A la luz de la violencia extrema que hoy moviliza a la sociedad, el caso del Campo algodonero aparece como antecedente del horror actual. Aparece también como un punto de inflexión que lleva a preguntar en qué momento se cruzan los límites entre violencia y barbarie, y de qué legalidad puede hablarse en un país donde se desaparecen personas y se aparecen cadáveres o restos humanos sin que los encargados de garantizar los derechos humanos —empezando por el derecho a la vida— respondan enseguida. En 2001 era inevitable preguntarse: ¿Qué hizo posible que en un mismo sitio se pudieran tirar en el transcurso de dos días ocho cuerpos de niñas y mujeres desaparecidas por lapsos distintos, unas meses y otras semanas atrás? ¿De qué Estado de derecho puede hablarse donde se pueden conservar y tirar cuerpos a voluntad? Hoy nos preguntamos ¿qué Estado de derecho es el que permite que desaparezcan y se masacre a 43 personas en un mismo lugar? ¿De qué Estado de derecho puede hablarse si se puede matar y quemar cuerpos por horas sin que aparezca autoridad alguna que lo impida, sin que nadie —según se ha planteado— se dé cuenta?

 

Desde el presente, la respuesta a estas preguntas no puede quedar en el aire como quedó de 2001 a 2009, ni puede contestarse como lo hicieron representantes del gobierno mexicano ante la CIDH con el argumento de que todo lo ilegal, omiso y corrupto sucedió antes de 2003 y desde luego no tenía nada que ver con las autoridades del siguiente sexenio. Las actuaciones de los gobiernos estatales y federal ante otros casos de feminicidio en el Estado de México, Morelos, Oaxaca, Chiapas, Guanajuato, por sólo nombrar estados donde organizaciones de la sociedad civil han pedido formalmente que se declare la alerta de violencia de género para detener esa y otras violencias contra las mujeres, corroboran que el patrón de simulación, injusticia e impunidad sigue prevaleciendo como guía de conducta aun cuando los efectos corrosivos de esas violencias estén a la vista.

 

Como también sugieren el caso del Campo algodonero y, de manera más amplia, el feminicidio en Ciudad Juárez y Chihuahua, sólo una sociedad organizada puede desafiar la violencia extrema y buscar caminos de justicia. Y aun así, la justicia es negada y puede cundir la barbarie.

 

La situación actual en esa ciudad y en el norte del país es más grave hoy que en 2001. Varias familias de víctimas acabaron por exiliarse, continúa el feminicidio, madres y organizaciones denuncian la desaparición de decenas de jovencitas.

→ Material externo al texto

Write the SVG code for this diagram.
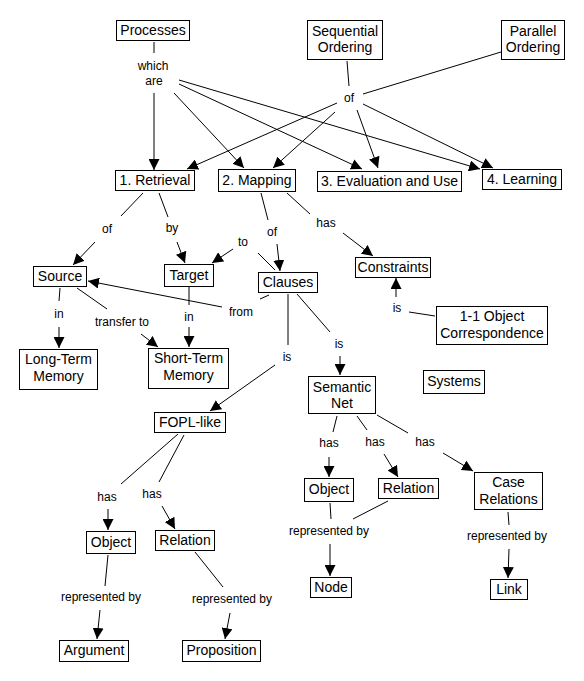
<svg xmlns="http://www.w3.org/2000/svg" width="584" height="681" viewBox="0 0 584 681">
<defs>
<style>
.n rect{fill:#fff;stroke:#000;stroke-width:1}
.n text{font-family:"Liberation Sans",Arial,sans-serif;font-size:14px;fill:#000;text-anchor:middle}
.lb{font-family:"Liberation Sans",Arial,sans-serif;font-size:12px;fill:#000;text-anchor:middle}
.c line{stroke:#000;stroke-width:1}
.a{marker-end:url(#ah)}
</style>
<marker id="ah" viewBox="0 0 10 10" refX="10" refY="5" markerWidth="11" markerHeight="11" markerUnits="userSpaceOnUse" orient="auto"><path d="M0,0 L10,5 L0,10 z" fill="#000"/></marker>
</defs>
<rect width="584" height="681" fill="#fff"/>
<g class="c" id="connectors">
<line x1="154" y1="42" x2="154" y2="53"/>
<line class="a" x1="154" y1="93" x2="154" y2="170"/>
<line class="a" x1="174" y1="93" x2="244" y2="168"/>
<line class="a" x1="179" y1="84" x2="362" y2="169"/>
<line class="a" x1="179" y1="80" x2="480" y2="169"/>
<line x1="347" y1="61" x2="349" y2="86"/>
<line x1="501" y1="52" x2="363" y2="94"/>
<line class="a" x1="337" y1="103" x2="187" y2="169"/>
<line class="a" x1="335" y1="112" x2="273" y2="168"/>
<line class="a" x1="357" y1="110" x2="378" y2="168"/>
<line class="a" x1="363" y1="104" x2="493" y2="168"/>
<line x1="143" y1="193" x2="121" y2="216"/>
<line class="a" x1="95" y1="242" x2="73" y2="265"/>
<line x1="159" y1="193" x2="168" y2="217"/>
<line class="a" x1="177" y1="242" x2="185" y2="263"/>
<line x1="261" y1="193" x2="268" y2="220"/>
<line class="a" x1="277" y1="244" x2="280" y2="271"/>
<line x1="275" y1="270" x2="258" y2="253"/>
<line class="a" x1="233" y1="249" x2="212" y2="263"/>
<line x1="287" y1="193" x2="310" y2="214"/>
<line class="a" x1="343" y1="233" x2="373" y2="256"/>
<line x1="435" y1="316" x2="409" y2="312"/>
<line class="a" x1="396" y1="297" x2="396" y2="278"/>
<line x1="269" y1="295" x2="260" y2="299"/>
<line class="a" x1="222" y1="307" x2="88" y2="281"/>
<line x1="60" y1="288" x2="59" y2="301"/>
<line class="a" x1="59" y1="327" x2="59" y2="348"/>
<line x1="77" y1="288" x2="107" y2="309"/>
<line class="a" x1="141" y1="334" x2="158" y2="347"/>
<line x1="189" y1="287" x2="189" y2="305"/>
<line class="a" x1="189" y1="327" x2="189" y2="347"/>
<line x1="288" y1="294" x2="288" y2="345"/>
<line class="a" x1="275" y1="365" x2="210" y2="411"/>
<line x1="297" y1="294" x2="330" y2="332"/>
<line class="a" x1="340" y1="356" x2="340" y2="375"/>
<line x1="178" y1="434" x2="121" y2="484"/>
<line class="a" x1="108" y1="509" x2="108" y2="530"/>
<line x1="184" y1="435" x2="159" y2="482"/>
<line class="a" x1="162" y1="506" x2="175" y2="529"/>
<line x1="108" y1="555" x2="105" y2="586"/>
<line class="a" x1="100" y1="610" x2="97" y2="639"/>
<line x1="195" y1="552" x2="223" y2="587"/>
<line class="a" x1="230" y1="613" x2="225" y2="639"/>
<line x1="337" y1="416" x2="333" y2="432"/>
<line class="a" x1="329" y1="457" x2="329" y2="477"/>
<line x1="357" y1="416" x2="367" y2="430"/>
<line class="a" x1="384" y1="454" x2="398" y2="477"/>
<line x1="377" y1="415" x2="408" y2="433"/>
<line class="a" x1="443" y1="453" x2="473" y2="471"/>
<line x1="330" y1="503" x2="331" y2="519"/>
<line x1="388" y1="501" x2="353" y2="519"/>
<line class="a" x1="330" y1="544" x2="330" y2="576"/>
<line x1="508" y1="512" x2="509" y2="525"/>
<line class="a" x1="509" y1="549" x2="508" y2="578"/>
</g>
<g id="labels">
<text class="lb" x="153" y="70">which</text>
<text class="lb" x="154" y="85">are</text>
<text class="lb" x="349" y="102">of</text>
<text class="lb" x="107" y="233">of</text>
<text class="lb" x="172" y="232">by</text>
<text class="lb" x="272" y="236">of</text>
<text class="lb" x="243" y="246">to</text>
<text class="lb" x="326" y="227">has</text>
<text class="lb" x="397" y="312">is</text>
<text class="lb" x="241" y="316">from</text>
<text class="lb" x="59" y="318">in</text>
<text class="lb" x="122" y="326">transfer to</text>
<text class="lb" x="189" y="321">in</text>
<text class="lb" x="287" y="361">is</text>
<text class="lb" x="339" y="348">is</text>
<text class="lb" x="107" y="501">has</text>
<text class="lb" x="152" y="498">has</text>
<text class="lb" x="101" y="601">represented by</text>
<text class="lb" x="232" y="603">represented by</text>
<text class="lb" x="329" y="447">has</text>
<text class="lb" x="375" y="446">has</text>
<text class="lb" x="425" y="446">has</text>
<text class="lb" x="329" y="535">represented by</text>
<text class="lb" x="507" y="540">represented by</text>
</g>
<g class="n" id="processes"><rect x="116.5" y="20.5" width="73" height="20"/><text x="153" y="35">Processes</text></g>
<g class="n" id="sequential"><rect x="307.5" y="20.5" width="75" height="39"/><text x="345" y="36">Sequential</text><text x="345" y="52">Ordering</text></g>
<g class="n" id="parallel"><rect x="501.5" y="20.5" width="63" height="39"/><text x="533" y="36">Parallel</text><text x="533" y="52">Ordering</text></g>
<g class="n" id="retrieval"><rect x="115.5" y="170.5" width="79" height="20"/><text x="155" y="185">1. Retrieval</text></g>
<g class="n" id="mapping"><rect x="218.5" y="169.5" width="77" height="22"/><text x="257" y="185">2. Mapping</text></g>
<g class="n" id="evaluation"><rect x="317.5" y="171.5" width="144" height="20"/><text x="389.5" y="186">3. Evaluation and Use</text></g>
<g class="n" id="learning"><rect x="482.5" y="169.5" width="79" height="20"/><text x="522" y="184">4. Learning</text></g>
<g class="n" id="source"><rect x="33.5" y="266.5" width="53" height="20"/><text x="60" y="281">Source</text></g>
<g class="n" id="target"><rect x="164.5" y="264.5" width="49" height="22"/><text x="189" y="280">Target</text></g>
<g class="n" id="clauses"><rect x="258.5" y="272.5" width="59" height="20"/><text x="288" y="287">Clauses</text></g>
<g class="n" id="constraints"><rect x="355.5" y="257.5" width="75" height="20"/><text x="393" y="272">Constraints</text></g>
<g class="n" id="correspondence"><rect x="436.5" y="306.5" width="111" height="38"/><text x="492" y="321">1-1 Object</text><text x="492" y="338">Correspondence</text></g>
<g class="n" id="ltm"><rect x="19.5" y="349.5" width="78" height="40"/><text x="58.5" y="364">Long-Term</text><text x="58.5" y="381">Memory</text></g>
<g class="n" id="stm"><rect x="148.5" y="348.5" width="80" height="40"/><text x="188.5" y="363">Short-Term</text><text x="188.5" y="380">Memory</text></g>
<g class="n" id="semnet"><rect x="308.5" y="376.5" width="67" height="37"/><text x="342" y="392">Semantic</text><text x="342" y="408">Net</text></g>
<g class="n" id="systems"><rect x="423.5" y="370.5" width="61" height="23"/><text x="454" y="386">Systems</text></g>
<g class="n" id="fopl"><rect x="154.5" y="412.5" width="71" height="20"/><text x="190" y="427">FOPL-like</text></g>
<g class="n" id="object1"><rect x="86.5" y="531.5" width="49" height="22"/><text x="111" y="547">Object</text></g>
<g class="n" id="relation1"><rect x="155.5" y="530.5" width="59" height="20"/><text x="185" y="545">Relation</text></g>
<g class="n" id="argument"><rect x="59.5" y="640.5" width="69" height="21"/><text x="94" y="655">Argument</text></g>
<g class="n" id="proposition"><rect x="182.5" y="640.5" width="78" height="21"/><text x="221.5" y="655">Proposition</text></g>
<g class="n" id="object2"><rect x="304.5" y="478.5" width="49" height="23"/><text x="329" y="494">Object</text></g>
<g class="n" id="relation2"><rect x="378.5" y="478.5" width="60" height="20"/><text x="408.5" y="493">Relation</text></g>
<g class="n" id="caserel"><rect x="474.5" y="472.5" width="68" height="37"/><text x="508.5" y="487">Case</text><text x="508.5" y="504">Relations</text></g>
<g class="n" id="node"><rect x="310.5" y="577.5" width="41" height="20"/><text x="331" y="592">Node</text></g>
<g class="n" id="link"><rect x="490.5" y="579.5" width="37" height="20"/><text x="509" y="594">Link</text></g>
</svg>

La llamada guerra contra el narcotráfico agravó la violencia de hombres armados, integrantes del crimen organizado o de fuerzas del orden, contra las niñas y mujeres y contra la población. Ahí sucedieron la masacre de Villas de Salvarcar y otros actos de juvenicidio que se atribuyeron a la identidad de las víctimas o a la sola presencia del crimen organizado. La perseverancia de organizaciones y familiares de víctimas, sin embargo, mantiene demandas que exigen respuesta.

 

A la luz de la masacre de Iguala es evidente que la impunidad en todas sus formas y en todo el país es simplemente intolerable. El reto, me parece, es encontrar formas de movilización y acciones que rompan con la supuesta eficacia de la política de simulación —que sirve al gobierno, no a la sociedad—, y unir las demandas de justicia y verdad, de modo que rompamos también, de manera perdurable, con la soledad de las familias de las víctimas, con el aislamiento de quienes callan por miedo los agravios que sufren día a día, con la visión fragmentada que separa a las víctimas de unas violencias de otras.